#### [DIRECTION]
Read the lines below. Copy out any that hold the string "this".

#### SUPPLIED DATA ####

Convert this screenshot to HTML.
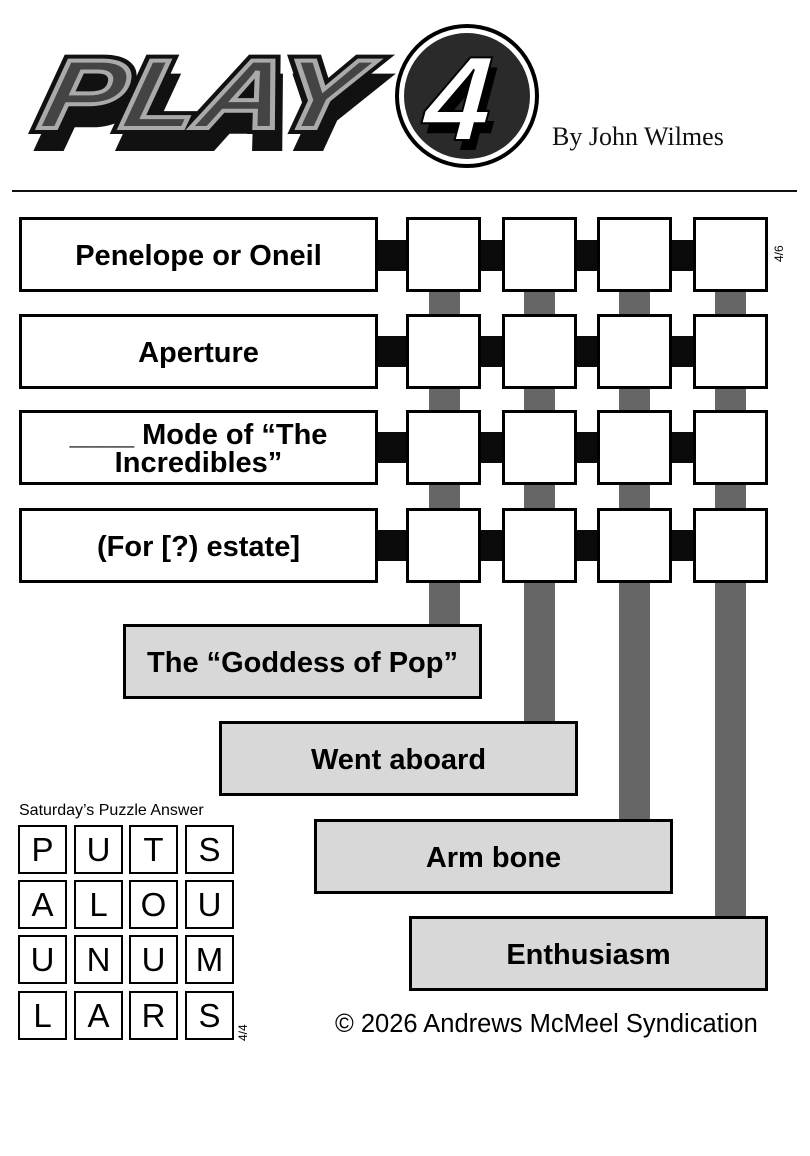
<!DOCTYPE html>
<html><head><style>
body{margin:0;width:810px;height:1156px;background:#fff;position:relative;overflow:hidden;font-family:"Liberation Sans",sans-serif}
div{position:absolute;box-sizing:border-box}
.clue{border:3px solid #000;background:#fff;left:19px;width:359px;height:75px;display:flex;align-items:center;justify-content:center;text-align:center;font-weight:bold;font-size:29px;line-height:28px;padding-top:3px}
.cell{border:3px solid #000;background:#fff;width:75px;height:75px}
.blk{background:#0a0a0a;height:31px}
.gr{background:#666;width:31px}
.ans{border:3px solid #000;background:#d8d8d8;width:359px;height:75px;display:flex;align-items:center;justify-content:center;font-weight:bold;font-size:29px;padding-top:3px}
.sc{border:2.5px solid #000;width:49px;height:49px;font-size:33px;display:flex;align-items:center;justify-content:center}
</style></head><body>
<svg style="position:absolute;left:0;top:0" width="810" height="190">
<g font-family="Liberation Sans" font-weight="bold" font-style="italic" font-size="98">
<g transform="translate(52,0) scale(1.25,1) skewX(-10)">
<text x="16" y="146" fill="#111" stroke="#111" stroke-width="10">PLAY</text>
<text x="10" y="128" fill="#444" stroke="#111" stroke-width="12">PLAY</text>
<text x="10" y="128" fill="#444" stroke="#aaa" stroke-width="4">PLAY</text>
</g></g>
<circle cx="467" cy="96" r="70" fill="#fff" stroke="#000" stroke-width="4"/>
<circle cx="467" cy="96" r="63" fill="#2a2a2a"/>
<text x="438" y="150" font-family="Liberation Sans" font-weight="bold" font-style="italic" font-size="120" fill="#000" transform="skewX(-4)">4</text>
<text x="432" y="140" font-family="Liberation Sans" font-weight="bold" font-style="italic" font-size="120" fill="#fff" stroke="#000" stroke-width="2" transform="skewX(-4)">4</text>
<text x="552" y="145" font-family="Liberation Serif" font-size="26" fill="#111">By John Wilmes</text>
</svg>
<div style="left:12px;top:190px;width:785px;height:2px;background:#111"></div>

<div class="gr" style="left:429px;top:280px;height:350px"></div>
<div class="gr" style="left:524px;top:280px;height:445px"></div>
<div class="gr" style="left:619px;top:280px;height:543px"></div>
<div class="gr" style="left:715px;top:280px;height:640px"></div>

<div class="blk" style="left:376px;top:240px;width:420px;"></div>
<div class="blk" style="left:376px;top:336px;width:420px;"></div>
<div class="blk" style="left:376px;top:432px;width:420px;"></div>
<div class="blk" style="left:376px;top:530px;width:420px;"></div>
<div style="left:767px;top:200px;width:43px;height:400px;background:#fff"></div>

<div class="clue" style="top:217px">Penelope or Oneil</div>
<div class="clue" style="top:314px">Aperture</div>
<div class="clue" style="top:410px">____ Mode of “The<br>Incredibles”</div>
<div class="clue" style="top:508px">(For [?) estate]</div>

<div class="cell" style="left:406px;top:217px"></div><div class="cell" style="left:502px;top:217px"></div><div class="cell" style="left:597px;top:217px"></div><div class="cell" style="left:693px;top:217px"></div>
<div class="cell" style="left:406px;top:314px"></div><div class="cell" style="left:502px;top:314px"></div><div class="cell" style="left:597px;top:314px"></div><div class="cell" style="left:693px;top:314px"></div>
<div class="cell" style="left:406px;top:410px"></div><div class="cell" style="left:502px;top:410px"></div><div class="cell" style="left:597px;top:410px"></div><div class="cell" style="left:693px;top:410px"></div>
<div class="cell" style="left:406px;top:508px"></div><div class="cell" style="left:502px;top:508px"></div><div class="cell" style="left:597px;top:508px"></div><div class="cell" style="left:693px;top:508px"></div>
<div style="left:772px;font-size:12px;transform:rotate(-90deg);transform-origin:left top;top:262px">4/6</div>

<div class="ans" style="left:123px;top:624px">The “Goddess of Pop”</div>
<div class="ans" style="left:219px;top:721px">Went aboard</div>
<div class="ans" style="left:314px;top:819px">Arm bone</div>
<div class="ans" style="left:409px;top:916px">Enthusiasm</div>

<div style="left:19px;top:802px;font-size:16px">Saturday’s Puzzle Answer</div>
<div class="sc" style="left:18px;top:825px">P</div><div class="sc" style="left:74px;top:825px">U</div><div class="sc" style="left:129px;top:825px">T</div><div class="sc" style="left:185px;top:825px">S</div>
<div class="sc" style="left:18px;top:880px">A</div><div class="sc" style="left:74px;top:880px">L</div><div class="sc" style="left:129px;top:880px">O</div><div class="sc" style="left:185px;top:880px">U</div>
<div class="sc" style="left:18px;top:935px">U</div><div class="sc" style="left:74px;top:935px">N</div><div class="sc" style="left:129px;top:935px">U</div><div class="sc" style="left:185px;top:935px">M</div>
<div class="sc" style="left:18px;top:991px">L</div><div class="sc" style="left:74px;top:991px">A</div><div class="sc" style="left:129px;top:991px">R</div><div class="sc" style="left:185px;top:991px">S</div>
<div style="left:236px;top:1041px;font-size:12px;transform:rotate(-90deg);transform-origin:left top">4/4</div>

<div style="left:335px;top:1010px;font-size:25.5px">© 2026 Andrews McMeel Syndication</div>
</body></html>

####
#### SUPPLIED DATA ####

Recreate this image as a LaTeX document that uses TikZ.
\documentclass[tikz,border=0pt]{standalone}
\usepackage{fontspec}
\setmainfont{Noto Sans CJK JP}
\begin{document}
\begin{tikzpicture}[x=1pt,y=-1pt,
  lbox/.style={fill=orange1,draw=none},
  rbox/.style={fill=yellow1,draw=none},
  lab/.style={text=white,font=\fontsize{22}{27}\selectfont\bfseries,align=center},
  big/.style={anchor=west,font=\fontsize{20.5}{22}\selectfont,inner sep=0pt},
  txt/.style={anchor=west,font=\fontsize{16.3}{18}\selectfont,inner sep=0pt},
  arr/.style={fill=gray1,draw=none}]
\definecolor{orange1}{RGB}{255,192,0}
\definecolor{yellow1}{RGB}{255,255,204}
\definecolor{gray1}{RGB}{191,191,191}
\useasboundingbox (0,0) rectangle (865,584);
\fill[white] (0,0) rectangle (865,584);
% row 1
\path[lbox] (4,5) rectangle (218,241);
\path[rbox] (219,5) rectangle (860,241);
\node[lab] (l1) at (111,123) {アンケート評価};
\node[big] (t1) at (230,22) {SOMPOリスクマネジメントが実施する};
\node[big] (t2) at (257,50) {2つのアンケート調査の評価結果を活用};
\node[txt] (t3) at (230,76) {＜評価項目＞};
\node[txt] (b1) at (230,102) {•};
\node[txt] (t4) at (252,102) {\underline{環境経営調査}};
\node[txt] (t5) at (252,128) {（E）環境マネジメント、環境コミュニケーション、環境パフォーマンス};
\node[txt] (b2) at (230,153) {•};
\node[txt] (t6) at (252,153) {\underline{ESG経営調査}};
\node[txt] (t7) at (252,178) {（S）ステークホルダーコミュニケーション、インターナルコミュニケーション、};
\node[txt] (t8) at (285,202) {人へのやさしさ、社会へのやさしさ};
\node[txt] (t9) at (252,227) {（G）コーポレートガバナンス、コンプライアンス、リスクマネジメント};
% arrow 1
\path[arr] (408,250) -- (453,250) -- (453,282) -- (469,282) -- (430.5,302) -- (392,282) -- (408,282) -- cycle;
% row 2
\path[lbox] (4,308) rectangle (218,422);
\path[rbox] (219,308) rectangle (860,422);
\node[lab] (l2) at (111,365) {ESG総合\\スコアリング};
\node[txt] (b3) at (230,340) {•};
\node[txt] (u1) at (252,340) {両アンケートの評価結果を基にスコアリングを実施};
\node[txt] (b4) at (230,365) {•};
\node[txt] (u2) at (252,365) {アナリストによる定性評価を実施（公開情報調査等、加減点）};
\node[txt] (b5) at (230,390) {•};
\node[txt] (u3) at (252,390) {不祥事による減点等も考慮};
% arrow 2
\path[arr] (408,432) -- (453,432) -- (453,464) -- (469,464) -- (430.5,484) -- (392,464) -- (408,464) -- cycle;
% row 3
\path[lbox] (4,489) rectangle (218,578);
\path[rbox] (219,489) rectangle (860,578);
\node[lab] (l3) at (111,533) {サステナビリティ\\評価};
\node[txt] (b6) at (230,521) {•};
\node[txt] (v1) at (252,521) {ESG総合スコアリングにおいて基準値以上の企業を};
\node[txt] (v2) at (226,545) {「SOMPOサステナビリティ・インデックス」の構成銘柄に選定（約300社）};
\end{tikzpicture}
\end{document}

####

#### [OUTPUT OF THE EXERCISE]
Convert this screenshot to HTML.
Recreate this image as a LaTeX document that uses TikZ.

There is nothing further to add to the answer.